--- start ---
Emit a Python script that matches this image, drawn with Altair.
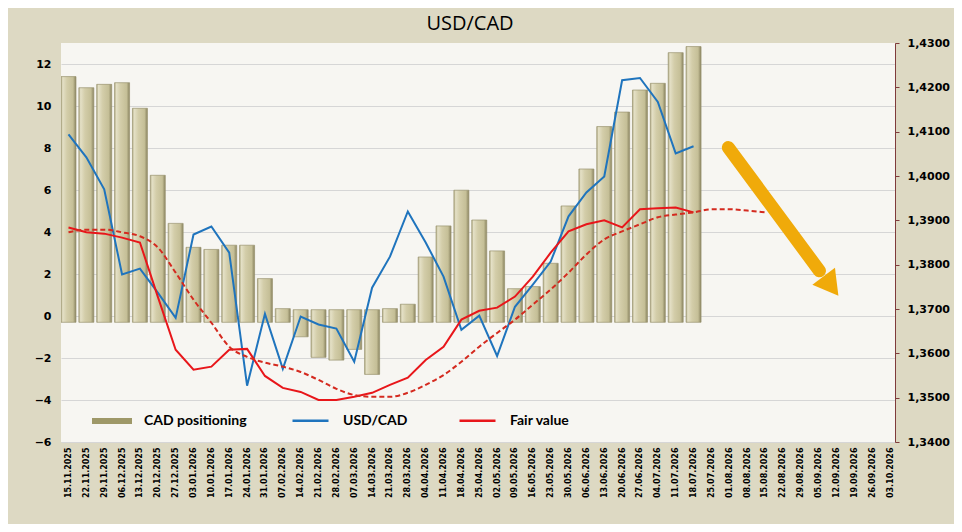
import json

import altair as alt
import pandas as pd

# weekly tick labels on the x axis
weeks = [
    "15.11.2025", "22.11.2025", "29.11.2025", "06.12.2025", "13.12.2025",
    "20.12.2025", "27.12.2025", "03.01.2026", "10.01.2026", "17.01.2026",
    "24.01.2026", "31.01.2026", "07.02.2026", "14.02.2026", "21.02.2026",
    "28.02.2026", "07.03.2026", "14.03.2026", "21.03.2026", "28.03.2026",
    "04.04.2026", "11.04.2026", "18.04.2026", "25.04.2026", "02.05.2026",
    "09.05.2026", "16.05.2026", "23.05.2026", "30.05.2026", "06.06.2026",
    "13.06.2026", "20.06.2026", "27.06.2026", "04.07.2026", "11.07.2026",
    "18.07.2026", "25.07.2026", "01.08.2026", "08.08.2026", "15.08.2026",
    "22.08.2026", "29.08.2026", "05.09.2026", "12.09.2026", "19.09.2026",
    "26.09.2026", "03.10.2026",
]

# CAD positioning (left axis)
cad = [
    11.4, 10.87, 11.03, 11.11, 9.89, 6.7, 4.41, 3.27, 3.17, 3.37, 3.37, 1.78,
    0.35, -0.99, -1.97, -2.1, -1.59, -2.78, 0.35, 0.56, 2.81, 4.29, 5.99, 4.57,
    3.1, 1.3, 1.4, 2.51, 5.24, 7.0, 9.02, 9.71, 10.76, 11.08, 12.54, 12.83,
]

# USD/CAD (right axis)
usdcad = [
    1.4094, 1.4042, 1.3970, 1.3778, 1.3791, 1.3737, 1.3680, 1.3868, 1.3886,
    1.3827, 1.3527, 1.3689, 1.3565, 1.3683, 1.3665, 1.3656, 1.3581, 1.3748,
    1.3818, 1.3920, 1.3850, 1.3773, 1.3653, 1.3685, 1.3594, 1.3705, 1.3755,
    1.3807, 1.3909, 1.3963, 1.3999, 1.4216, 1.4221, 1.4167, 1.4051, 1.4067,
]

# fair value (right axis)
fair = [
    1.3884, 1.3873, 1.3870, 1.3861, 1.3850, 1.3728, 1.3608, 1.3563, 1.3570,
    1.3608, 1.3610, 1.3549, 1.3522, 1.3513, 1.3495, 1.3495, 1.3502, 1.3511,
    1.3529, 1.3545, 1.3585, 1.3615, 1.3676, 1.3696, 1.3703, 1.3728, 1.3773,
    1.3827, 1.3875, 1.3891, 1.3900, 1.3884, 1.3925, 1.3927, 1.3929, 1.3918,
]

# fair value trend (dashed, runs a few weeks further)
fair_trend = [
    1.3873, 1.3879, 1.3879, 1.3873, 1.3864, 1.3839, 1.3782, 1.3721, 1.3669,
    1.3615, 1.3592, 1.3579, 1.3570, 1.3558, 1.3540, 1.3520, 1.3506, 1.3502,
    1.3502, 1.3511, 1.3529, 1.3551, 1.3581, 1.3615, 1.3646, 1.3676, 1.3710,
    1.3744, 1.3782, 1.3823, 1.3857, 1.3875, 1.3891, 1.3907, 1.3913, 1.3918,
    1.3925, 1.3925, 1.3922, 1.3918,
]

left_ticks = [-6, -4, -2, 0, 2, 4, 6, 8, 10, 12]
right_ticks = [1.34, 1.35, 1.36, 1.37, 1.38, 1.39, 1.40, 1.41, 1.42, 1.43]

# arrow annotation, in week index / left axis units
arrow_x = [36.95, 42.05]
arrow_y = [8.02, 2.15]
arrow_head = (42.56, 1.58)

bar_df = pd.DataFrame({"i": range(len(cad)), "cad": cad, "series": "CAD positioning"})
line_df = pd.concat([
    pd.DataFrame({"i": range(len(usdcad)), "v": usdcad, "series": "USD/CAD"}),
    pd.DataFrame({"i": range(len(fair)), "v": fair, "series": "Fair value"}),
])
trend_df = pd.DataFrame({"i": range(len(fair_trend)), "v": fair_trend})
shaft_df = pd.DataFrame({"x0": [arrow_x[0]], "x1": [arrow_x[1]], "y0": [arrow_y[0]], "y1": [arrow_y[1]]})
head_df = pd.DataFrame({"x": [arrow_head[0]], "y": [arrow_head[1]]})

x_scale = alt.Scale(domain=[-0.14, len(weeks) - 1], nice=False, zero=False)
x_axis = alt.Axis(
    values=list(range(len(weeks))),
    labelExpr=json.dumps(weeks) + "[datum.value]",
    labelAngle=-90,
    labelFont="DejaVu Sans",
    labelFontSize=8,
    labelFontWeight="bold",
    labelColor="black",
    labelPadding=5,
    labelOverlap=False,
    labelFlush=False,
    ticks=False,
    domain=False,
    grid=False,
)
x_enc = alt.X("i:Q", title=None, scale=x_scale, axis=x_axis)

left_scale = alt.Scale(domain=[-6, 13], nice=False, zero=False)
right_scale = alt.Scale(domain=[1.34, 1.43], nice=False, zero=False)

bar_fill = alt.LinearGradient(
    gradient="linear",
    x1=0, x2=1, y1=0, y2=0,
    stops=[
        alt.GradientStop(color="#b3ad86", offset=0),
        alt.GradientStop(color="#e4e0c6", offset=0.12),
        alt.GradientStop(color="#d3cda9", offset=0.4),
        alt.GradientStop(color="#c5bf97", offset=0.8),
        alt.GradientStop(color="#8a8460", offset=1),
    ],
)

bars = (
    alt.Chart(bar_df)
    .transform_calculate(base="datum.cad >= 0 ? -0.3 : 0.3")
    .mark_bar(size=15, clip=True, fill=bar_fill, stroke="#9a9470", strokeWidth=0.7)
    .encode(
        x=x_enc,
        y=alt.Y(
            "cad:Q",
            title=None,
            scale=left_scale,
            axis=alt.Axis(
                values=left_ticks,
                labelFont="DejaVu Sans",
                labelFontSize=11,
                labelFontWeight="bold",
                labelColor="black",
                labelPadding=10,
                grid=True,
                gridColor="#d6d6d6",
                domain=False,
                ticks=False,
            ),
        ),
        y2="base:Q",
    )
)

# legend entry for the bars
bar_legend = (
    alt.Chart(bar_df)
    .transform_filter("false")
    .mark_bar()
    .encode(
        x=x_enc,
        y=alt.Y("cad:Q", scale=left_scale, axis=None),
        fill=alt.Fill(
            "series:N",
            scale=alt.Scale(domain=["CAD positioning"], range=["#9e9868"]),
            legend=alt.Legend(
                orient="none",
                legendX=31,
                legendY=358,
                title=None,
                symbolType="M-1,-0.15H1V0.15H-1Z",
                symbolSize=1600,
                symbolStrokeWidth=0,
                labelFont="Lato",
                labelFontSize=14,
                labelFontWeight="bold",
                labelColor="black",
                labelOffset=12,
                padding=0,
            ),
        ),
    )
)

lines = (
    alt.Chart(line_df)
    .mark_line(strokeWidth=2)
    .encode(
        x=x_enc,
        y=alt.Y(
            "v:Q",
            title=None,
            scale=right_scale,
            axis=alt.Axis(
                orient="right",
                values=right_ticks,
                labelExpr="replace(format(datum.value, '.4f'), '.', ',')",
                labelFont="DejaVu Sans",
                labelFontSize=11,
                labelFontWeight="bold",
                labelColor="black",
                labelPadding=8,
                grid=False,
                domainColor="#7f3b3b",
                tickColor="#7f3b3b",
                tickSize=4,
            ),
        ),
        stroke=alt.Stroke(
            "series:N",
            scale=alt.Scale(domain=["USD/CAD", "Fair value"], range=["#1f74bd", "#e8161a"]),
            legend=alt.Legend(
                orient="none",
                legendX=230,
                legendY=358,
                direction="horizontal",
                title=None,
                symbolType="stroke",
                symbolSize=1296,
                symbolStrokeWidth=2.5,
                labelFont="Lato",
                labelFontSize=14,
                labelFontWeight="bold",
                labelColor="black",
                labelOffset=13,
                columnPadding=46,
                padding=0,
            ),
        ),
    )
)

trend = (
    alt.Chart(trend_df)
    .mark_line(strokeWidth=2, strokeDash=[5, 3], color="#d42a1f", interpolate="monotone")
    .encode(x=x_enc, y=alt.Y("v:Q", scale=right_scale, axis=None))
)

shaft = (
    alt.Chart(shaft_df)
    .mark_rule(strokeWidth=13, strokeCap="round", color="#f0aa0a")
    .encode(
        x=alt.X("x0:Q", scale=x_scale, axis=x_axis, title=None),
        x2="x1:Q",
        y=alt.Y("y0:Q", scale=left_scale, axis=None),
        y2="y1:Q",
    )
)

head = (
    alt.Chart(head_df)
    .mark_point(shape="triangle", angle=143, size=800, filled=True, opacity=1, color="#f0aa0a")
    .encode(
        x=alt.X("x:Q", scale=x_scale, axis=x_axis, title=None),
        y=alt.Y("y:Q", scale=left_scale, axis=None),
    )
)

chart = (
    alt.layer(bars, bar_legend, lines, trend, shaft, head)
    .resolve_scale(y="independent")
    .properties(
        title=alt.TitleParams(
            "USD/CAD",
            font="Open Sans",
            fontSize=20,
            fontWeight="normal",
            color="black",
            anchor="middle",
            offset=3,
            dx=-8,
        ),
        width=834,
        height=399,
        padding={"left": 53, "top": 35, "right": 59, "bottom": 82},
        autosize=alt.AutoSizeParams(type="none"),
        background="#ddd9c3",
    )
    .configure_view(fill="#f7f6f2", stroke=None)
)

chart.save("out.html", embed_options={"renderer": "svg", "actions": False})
--- end ---
*TO BE DONE*:
Return only the lines running from the top of the data to the line that holds "import pandas as pd". Include both of those lines, but skip the pictures.

*ANSWER TO THIS TASK*:
Emit a Python script that matches this image, drawn with Altair.
import json

import altair as alt
import pandas as pd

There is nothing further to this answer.